By Nicole Black
And it’s not just practicing lawyers who use tablets. Believe it or not, judges do, too. In fact, not only do some of them use tablets — some of them rely on their tablets to get their jobs done. Judge Richard Wesley of the U.S. Court of Appeals for the Second Circuit is one of those judges. In this two-part series, I’m going to share with you how he uses his iPad to increase his efficiency on the bench and what he thinks about the effects of technology on the legal profession.
For Judge Wesley, the iPad is an indispensable tool that he uses on a daily basis. “The iPad was a game changer for me,” he explains. “With it, I can work from anywhere as long as I have wifi access. Once I realized that I could log into the federal court’s virtual private network and work securely from any location, the rest was history.”

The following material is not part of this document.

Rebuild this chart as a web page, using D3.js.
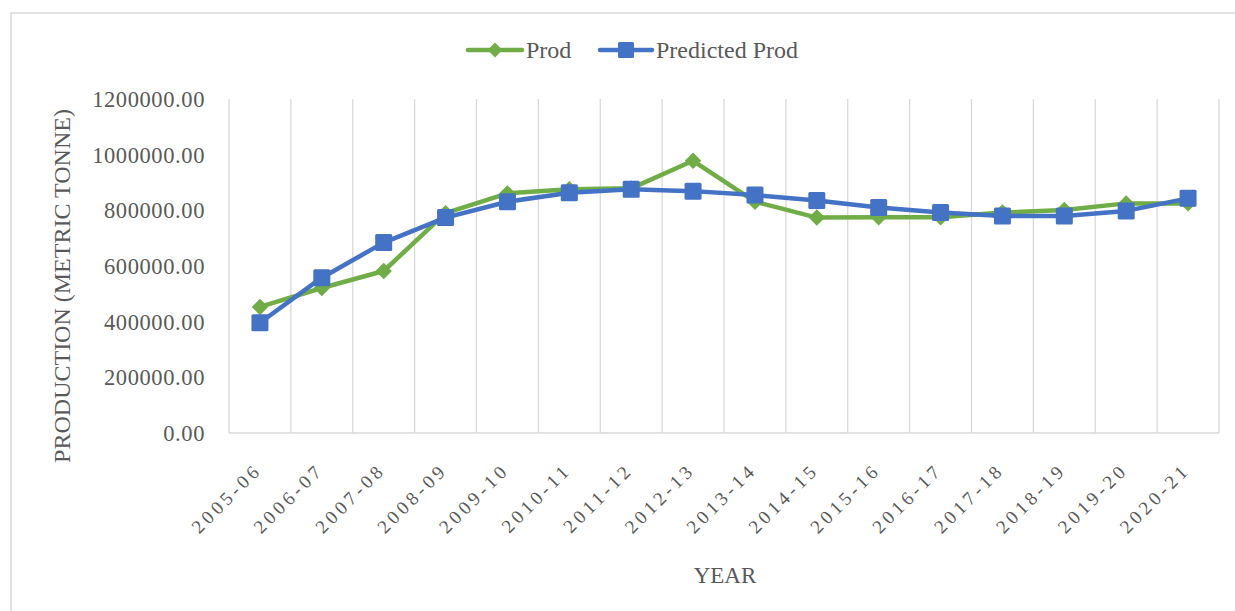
<!DOCTYPE html>
<html>
<head>
<meta charset="utf-8">
<script src="https://cdn.jsdelivr.net/npm/d3@7"></script>
<style>
  body { margin: 0; background: #fff; }
  text { font-family: "Liberation Serif", "Times New Roman", serif; fill: #595959; }
</style>
</head>
<body>
<div id="chart"></div>
<script>
// Données
const years = ["2005-06", "2006-07", "2007-08", "2008-09", "2009-10", "2010-11", "2011-12", "2012-13",
  "2013-14", "2014-15", "2015-16", "2016-17", "2017-18", "2018-19", "2019-20", "2020-21"];
const prod = [453000, 521000, 582000, 790000, 861000, 876000, 879000, 978000,
  831000, 774000, 775000, 775000, 792000, 801000, 825000, 825000];
const predicted = [396000, 558000, 684000, 774000, 831000, 863000, 876000, 869000,
  855000, 835000, 810000, 792000, 780000, 780000, 798000, 843000];
const yTicks = [0, 200000, 400000, 600000, 800000, 1000000, 1200000];

const W = 1235, H = 611;
const margin = { top: 99, right: 16, bottom: 178, left: 229 };
const width = W - margin.left - margin.right;
const height = H - margin.top - margin.bottom;

const green = "#70ad47", blue = "#4472c4", grid = "#d9d9d9";

const root = d3.select("#chart").append("svg")
  .attr("width", W).attr("height", H);

// Cadre du graphique
root.append("rect")
  .attr("x", 11).attr("y", 13)
  .attr("width", W + 20).attr("height", H + 20)
  .attr("fill", "none").attr("stroke", grid).attr("stroke-width", 1.5);

const svg = root.append("g").attr("transform", `translate(${margin.left},${margin.top})`);

const x = d3.scaleBand().domain(years).range([0, width]);
const y = d3.scaleLinear().domain([0, 1200000]).range([height, 0]);
const cx = d => x(d) + x.bandwidth() / 2;

// Grille verticale aux limites des catégories
const bounds = years.map(d => x(d)).concat([width]);
svg.selectAll("line.grid").data(bounds).join("line")
  .attr("class", "grid")
  .attr("x1", d => d).attr("x2", d => d)
  .attr("y1", 0).attr("y2", height)
  .attr("stroke", grid).attr("stroke-width", 1.3);

svg.append("line")
  .attr("x1", 0).attr("x2", width)
  .attr("y1", height).attr("y2", height)
  .attr("stroke", grid).attr("stroke-width", 1.5);

// Axe Y
svg.selectAll("text.ytick").data(yTicks).join("text")
  .attr("class", "ytick")
  .attr("x", -24).attr("y", d => y(d))
  .attr("dy", "0.35em")
  .attr("text-anchor", "end")
  .style("font-size", "22.5px")
  .style("letter-spacing", "0.6px")
  .text(d => d.toFixed(2));

// Axe X (étiquettes inclinées)
svg.selectAll("text.xtick").data(years).join("text")
  .attr("class", "xtick")
  .attr("text-anchor", "end")
  .attr("transform", d => `translate(${cx(d) + 3},${height + 38}) rotate(-45)`)
  .style("font-size", "19px")
  .style("letter-spacing", "3.8px")
  .text(d => d);

// Titres des axes
root.append("text")
  .attr("transform", `translate(70,${margin.top + height / 2 + 20}) rotate(-90)`)
  .attr("text-anchor", "middle")
  .style("font-size", "24px")
  .text("PRODUCTION (METRIC TONNE)");

root.append("text")
  .attr("x", 725).attr("y", 583)
  .attr("text-anchor", "middle")
  .style("font-size", "23px")
  .text("YEAR");

// Lignes
const line = d3.line().x((d, i) => cx(years[i])).y(d => y(d));

svg.append("path").datum(prod)
  .attr("d", line).attr("fill", "none")
  .attr("stroke", green).attr("stroke-width", 4.5).attr("stroke-linejoin", "round");

svg.append("path").datum(predicted)
  .attr("d", line).attr("fill", "none")
  .attr("stroke", blue).attr("stroke-width", 4.5).attr("stroke-linejoin", "round");

svg.selectAll("path.prod").data(prod).join("path")
  .attr("class", "prod")
  .attr("d", d3.symbol().type(d3.symbolSquare).size(135))
  .attr("transform", (d, i) => `translate(${cx(years[i])},${y(d)}) rotate(45)`)
  .attr("fill", green);

svg.selectAll("rect.pred").data(predicted).join("rect")
  .attr("class", "pred")
  .attr("x", (d, i) => cx(years[i]) - 8.5)
  .attr("y", d => y(d) - 8.5)
  .attr("width", 17).attr("height", 17).attr("rx", 1.5)
  .attr("fill", blue);

// Légende
const legend = root.append("g").attr("transform", "translate(0,50)");
legend.append("line").attr("x1", 468).attr("x2", 522).attr("y1", 0).attr("y2", 0)
  .attr("stroke", green).attr("stroke-width", 4.5).attr("stroke-linecap", "round");
legend.append("path").attr("d", d3.symbol().type(d3.symbolSquare).size(110))
  .attr("transform", "translate(495,0) rotate(45)").attr("fill", green);
legend.append("text").attr("x", 526).attr("y", 0).attr("dy", "0.35em")
  .style("font-size", "24px").text("Prod");

legend.append("line").attr("x1", 600).attr("x2", 652).attr("y1", 0).attr("y2", 0)
  .attr("stroke", blue).attr("stroke-width", 4.5).attr("stroke-linecap", "round");
legend.append("rect").attr("x", 618).attr("y", -8).attr("width", 16).attr("height", 16)
  .attr("rx", 1.5).attr("fill", blue);
legend.append("text").attr("x", 656).attr("y", 0).attr("dy", "0.35em")
  .style("font-size", "24px").text("Predicted Prod");
</script>
</body>
</html>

Judge Wesley uses his iPad in a number ways, all of which provide him with increased flexibility, convenience, and efficiency. “I use it to prepare for an upcoming sitting. My secretary downloads all briefs and records. I review the files, add bookmarks, highlight sections, and add comments on them and highlight aspects of them. I also add comment boxes in which I list questions I want to ask about a particular section. Then I synchronize the changes with my hard drive in my chambers so the document no longer resides on my iPad,” he explains. “Also, my clerks produce bench memos for me, which I mark up, and they also include hyperlinks to the cases referred to so that clicking on the link takes me right into Westlaw.”